--- START Recorded data ---
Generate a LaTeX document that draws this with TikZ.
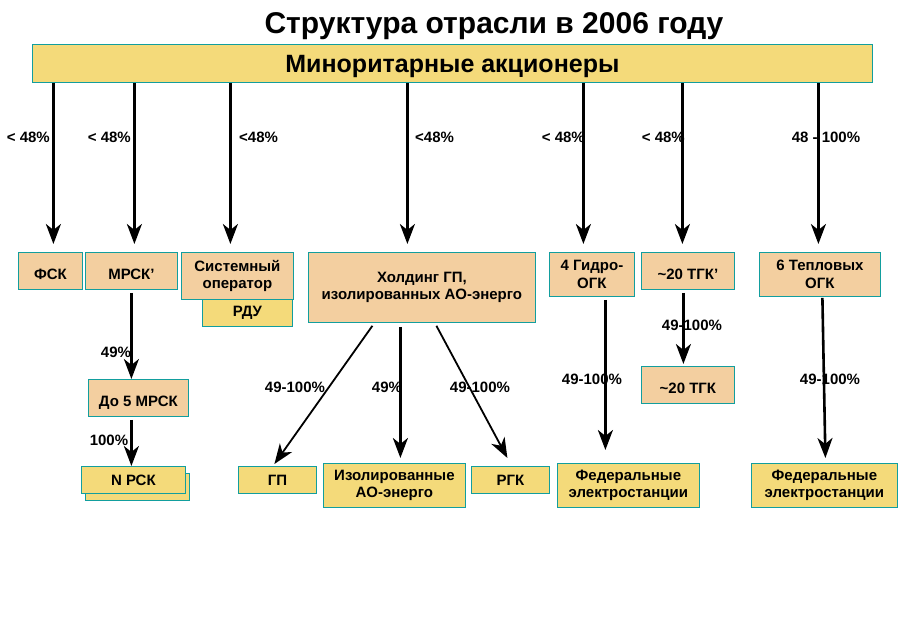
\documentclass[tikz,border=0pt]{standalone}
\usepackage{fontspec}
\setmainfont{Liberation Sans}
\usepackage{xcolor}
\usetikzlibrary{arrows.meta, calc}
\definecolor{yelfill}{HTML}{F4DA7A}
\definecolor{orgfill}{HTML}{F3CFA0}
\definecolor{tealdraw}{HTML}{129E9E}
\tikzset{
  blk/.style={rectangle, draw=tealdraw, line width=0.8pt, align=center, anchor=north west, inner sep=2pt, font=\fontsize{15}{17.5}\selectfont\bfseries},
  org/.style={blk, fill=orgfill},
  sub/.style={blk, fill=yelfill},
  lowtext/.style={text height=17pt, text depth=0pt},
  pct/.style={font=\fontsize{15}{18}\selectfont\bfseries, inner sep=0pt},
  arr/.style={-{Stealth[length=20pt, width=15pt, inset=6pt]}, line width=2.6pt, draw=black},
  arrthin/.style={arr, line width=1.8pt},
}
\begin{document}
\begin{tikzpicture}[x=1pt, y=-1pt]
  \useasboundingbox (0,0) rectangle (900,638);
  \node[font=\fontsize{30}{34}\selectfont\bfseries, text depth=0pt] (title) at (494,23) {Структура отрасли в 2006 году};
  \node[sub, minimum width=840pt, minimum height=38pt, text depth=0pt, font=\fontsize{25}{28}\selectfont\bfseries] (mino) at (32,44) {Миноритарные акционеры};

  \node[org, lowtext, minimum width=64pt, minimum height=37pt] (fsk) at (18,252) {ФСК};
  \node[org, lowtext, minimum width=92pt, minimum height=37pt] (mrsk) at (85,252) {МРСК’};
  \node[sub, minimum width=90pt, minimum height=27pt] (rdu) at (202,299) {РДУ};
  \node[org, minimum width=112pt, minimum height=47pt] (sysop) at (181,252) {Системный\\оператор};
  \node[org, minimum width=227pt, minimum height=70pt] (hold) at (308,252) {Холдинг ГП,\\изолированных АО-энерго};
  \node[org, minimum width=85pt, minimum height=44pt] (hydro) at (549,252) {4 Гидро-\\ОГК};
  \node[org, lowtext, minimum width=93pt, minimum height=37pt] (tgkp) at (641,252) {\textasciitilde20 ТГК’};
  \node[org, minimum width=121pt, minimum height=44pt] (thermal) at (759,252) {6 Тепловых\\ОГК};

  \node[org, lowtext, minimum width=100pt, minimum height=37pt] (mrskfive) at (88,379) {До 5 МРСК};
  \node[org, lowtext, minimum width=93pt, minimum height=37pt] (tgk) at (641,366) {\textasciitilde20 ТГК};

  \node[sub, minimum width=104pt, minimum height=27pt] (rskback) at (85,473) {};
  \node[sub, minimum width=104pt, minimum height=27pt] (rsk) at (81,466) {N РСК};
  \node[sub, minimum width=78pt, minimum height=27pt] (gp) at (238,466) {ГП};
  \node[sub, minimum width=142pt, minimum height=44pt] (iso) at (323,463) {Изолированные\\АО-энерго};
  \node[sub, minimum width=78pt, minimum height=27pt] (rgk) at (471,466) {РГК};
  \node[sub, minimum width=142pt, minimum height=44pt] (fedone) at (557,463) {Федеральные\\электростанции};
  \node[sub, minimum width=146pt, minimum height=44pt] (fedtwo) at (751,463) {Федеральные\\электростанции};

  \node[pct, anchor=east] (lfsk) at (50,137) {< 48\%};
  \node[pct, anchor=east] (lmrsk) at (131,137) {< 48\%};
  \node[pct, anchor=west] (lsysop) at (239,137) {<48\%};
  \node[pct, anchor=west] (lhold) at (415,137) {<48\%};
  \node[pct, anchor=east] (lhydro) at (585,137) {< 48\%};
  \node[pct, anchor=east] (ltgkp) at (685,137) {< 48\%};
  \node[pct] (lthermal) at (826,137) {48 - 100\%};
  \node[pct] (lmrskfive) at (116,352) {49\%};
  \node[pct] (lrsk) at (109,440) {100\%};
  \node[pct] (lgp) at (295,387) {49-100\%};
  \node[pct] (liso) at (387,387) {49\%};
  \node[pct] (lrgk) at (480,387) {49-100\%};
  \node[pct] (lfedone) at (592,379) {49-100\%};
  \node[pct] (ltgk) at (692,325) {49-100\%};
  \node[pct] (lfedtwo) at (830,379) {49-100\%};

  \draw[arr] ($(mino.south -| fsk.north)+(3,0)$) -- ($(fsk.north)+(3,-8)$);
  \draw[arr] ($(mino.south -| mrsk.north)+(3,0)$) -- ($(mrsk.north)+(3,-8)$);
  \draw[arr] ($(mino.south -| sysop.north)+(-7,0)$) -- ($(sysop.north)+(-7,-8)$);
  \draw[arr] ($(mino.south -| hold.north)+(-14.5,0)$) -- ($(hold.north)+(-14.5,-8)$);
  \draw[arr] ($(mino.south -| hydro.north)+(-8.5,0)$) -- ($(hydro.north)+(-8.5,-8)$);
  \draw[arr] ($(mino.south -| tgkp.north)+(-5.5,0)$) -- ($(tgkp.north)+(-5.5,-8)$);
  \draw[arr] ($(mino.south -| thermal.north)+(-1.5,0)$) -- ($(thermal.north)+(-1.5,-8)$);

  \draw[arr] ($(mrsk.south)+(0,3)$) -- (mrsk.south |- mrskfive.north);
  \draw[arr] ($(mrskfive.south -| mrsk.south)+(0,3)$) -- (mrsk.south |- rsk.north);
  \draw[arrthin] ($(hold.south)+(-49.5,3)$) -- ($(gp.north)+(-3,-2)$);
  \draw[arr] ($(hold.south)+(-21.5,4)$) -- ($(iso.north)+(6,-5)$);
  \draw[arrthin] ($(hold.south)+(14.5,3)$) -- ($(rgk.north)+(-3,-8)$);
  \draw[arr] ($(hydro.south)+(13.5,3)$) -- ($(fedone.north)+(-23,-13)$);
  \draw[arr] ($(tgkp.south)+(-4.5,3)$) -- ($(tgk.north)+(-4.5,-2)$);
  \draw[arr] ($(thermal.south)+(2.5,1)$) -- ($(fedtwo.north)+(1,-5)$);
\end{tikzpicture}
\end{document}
--- END Recorded data ---
* [Problem details] Copy out all of the material exactly as written, without its pictures.

* [Response below]
Generate a LaTeX document that draws this with TikZ.
\documentclass[tikz,border=0pt]{standalone}
\usepackage{fontspec}
\setmainfont{Liberation Sans}
\usepackage{xcolor}
\usetikzlibrary{arrows.meta, calc}
\definecolor{yelfill}{HTML}{F4DA7A}
\definecolor{orgfill}{HTML}{F3CFA0}
\definecolor{tealdraw}{HTML}{129E9E}
\tikzset{
  blk/.style={rectangle, draw=tealdraw, line width=0.8pt, align=center, anchor=north west, inner sep=2pt, font=\fontsize{15}{17.5}\selectfont\bfseries},
  org/.style={blk, fill=orgfill},
  sub/.style={blk, fill=yelfill},
  lowtext/.style={text height=17pt, text depth=0pt},
  pct/.style={font=\fontsize{15}{18}\selectfont\bfseries, inner sep=0pt},
  arr/.style={-{Stealth[length=20pt, width=15pt, inset=6pt]}, line width=2.6pt, draw=black},
  arrthin/.style={arr, line width=1.8pt},
}
\begin{document}
\begin{tikzpicture}[x=1pt, y=-1pt]
  \useasboundingbox (0,0) rectangle (900,638);
  \node[font=\fontsize{30}{34}\selectfont\bfseries, text depth=0pt] (title) at (494,23) {Структура отрасли в 2006 году};
  \node[sub, minimum width=840pt, minimum height=38pt, text depth=0pt, font=\fontsize{25}{28}\selectfont\bfseries] (mino) at (32,44) {Миноритарные акционеры};

  \node[org, lowtext, minimum width=64pt, minimum height=37pt] (fsk) at (18,252) {ФСК};
  \node[org, lowtext, minimum width=92pt, minimum height=37pt] (mrsk) at (85,252) {МРСК’};
  \node[sub, minimum width=90pt, minimum height=27pt] (rdu) at (202,299) {РДУ};
  \node[org, minimum width=112pt, minimum height=47pt] (sysop) at (181,252) {Системный\\оператор};
  \node[org, minimum width=227pt, minimum height=70pt] (hold) at (308,252) {Холдинг ГП,\\изолированных АО-энерго};
  \node[org, minimum width=85pt, minimum height=44pt] (hydro) at (549,252) {4 Гидро-\\ОГК};
  \node[org, lowtext, minimum width=93pt, minimum height=37pt] (tgkp) at (641,252) {\textasciitilde20 ТГК’};
  \node[org, minimum width=121pt, minimum height=44pt] (thermal) at (759,252) {6 Тепловых\\ОГК};

  \node[org, lowtext, minimum width=100pt, minimum height=37pt] (mrskfive) at (88,379) {До 5 МРСК};
  \node[org, lowtext, minimum width=93pt, minimum height=37pt] (tgk) at (641,366) {\textasciitilde20 ТГК};

  \node[sub, minimum width=104pt, minimum height=27pt] (rskback) at (85,473) {};
  \node[sub, minimum width=104pt, minimum height=27pt] (rsk) at (81,466) {N РСК};
  \node[sub, minimum width=78pt, minimum height=27pt] (gp) at (238,466) {ГП};
  \node[sub, minimum width=142pt, minimum height=44pt] (iso) at (323,463) {Изолированные\\АО-энерго};
  \node[sub, minimum width=78pt, minimum height=27pt] (rgk) at (471,466) {РГК};
  \node[sub, minimum width=142pt, minimum height=44pt] (fedone) at (557,463) {Федеральные\\электростанции};
  \node[sub, minimum width=146pt, minimum height=44pt] (fedtwo) at (751,463) {Федеральные\\электростанции};

  \node[pct, anchor=east] (lfsk) at (50,137) {< 48\%};
  \node[pct, anchor=east] (lmrsk) at (131,137) {< 48\%};
  \node[pct, anchor=west] (lsysop) at (239,137) {<48\%};
  \node[pct, anchor=west] (lhold) at (415,137) {<48\%};
  \node[pct, anchor=east] (lhydro) at (585,137) {< 48\%};
  \node[pct, anchor=east] (ltgkp) at (685,137) {< 48\%};
  \node[pct] (lthermal) at (826,137) {48 - 100\%};
  \node[pct] (lmrskfive) at (116,352) {49\%};
  \node[pct] (lrsk) at (109,440) {100\%};
  \node[pct] (lgp) at (295,387) {49-100\%};
  \node[pct] (liso) at (387,387) {49\%};
  \node[pct] (lrgk) at (480,387) {49-100\%};
  \node[pct] (lfedone) at (592,379) {49-100\%};
  \node[pct] (ltgk) at (692,325) {49-100\%};
  \node[pct] (lfedtwo) at (830,379) {49-100\%};

  \draw[arr] ($(mino.south -| fsk.north)+(3,0)$) -- ($(fsk.north)+(3,-8)$);
  \draw[arr] ($(mino.south -| mrsk.north)+(3,0)$) -- ($(mrsk.north)+(3,-8)$);
  \draw[arr] ($(mino.south -| sysop.north)+(-7,0)$) -- ($(sysop.north)+(-7,-8)$);
  \draw[arr] ($(mino.south -| hold.north)+(-14.5,0)$) -- ($(hold.north)+(-14.5,-8)$);
  \draw[arr] ($(mino.south -| hydro.north)+(-8.5,0)$) -- ($(hydro.north)+(-8.5,-8)$);
  \draw[arr] ($(mino.south -| tgkp.north)+(-5.5,0)$) -- ($(tgkp.north)+(-5.5,-8)$);
  \draw[arr] ($(mino.south -| thermal.north)+(-1.5,0)$) -- ($(thermal.north)+(-1.5,-8)$);

  \draw[arr] ($(mrsk.south)+(0,3)$) -- (mrsk.south |- mrskfive.north);
  \draw[arr] ($(mrskfive.south -| mrsk.south)+(0,3)$) -- (mrsk.south |- rsk.north);
  \draw[arrthin] ($(hold.south)+(-49.5,3)$) -- ($(gp.north)+(-3,-2)$);
  \draw[arr] ($(hold.south)+(-21.5,4)$) -- ($(iso.north)+(6,-5)$);
  \draw[arrthin] ($(hold.south)+(14.5,3)$) -- ($(rgk.north)+(-3,-8)$);
  \draw[arr] ($(hydro.south)+(13.5,3)$) -- ($(fedone.north)+(-23,-13)$);
  \draw[arr] ($(tgkp.south)+(-4.5,3)$) -- ($(tgk.north)+(-4.5,-2)$);
  \draw[arr] ($(thermal.south)+(2.5,1)$) -- ($(fedtwo.north)+(1,-5)$);
\end{tikzpicture}
\end{document}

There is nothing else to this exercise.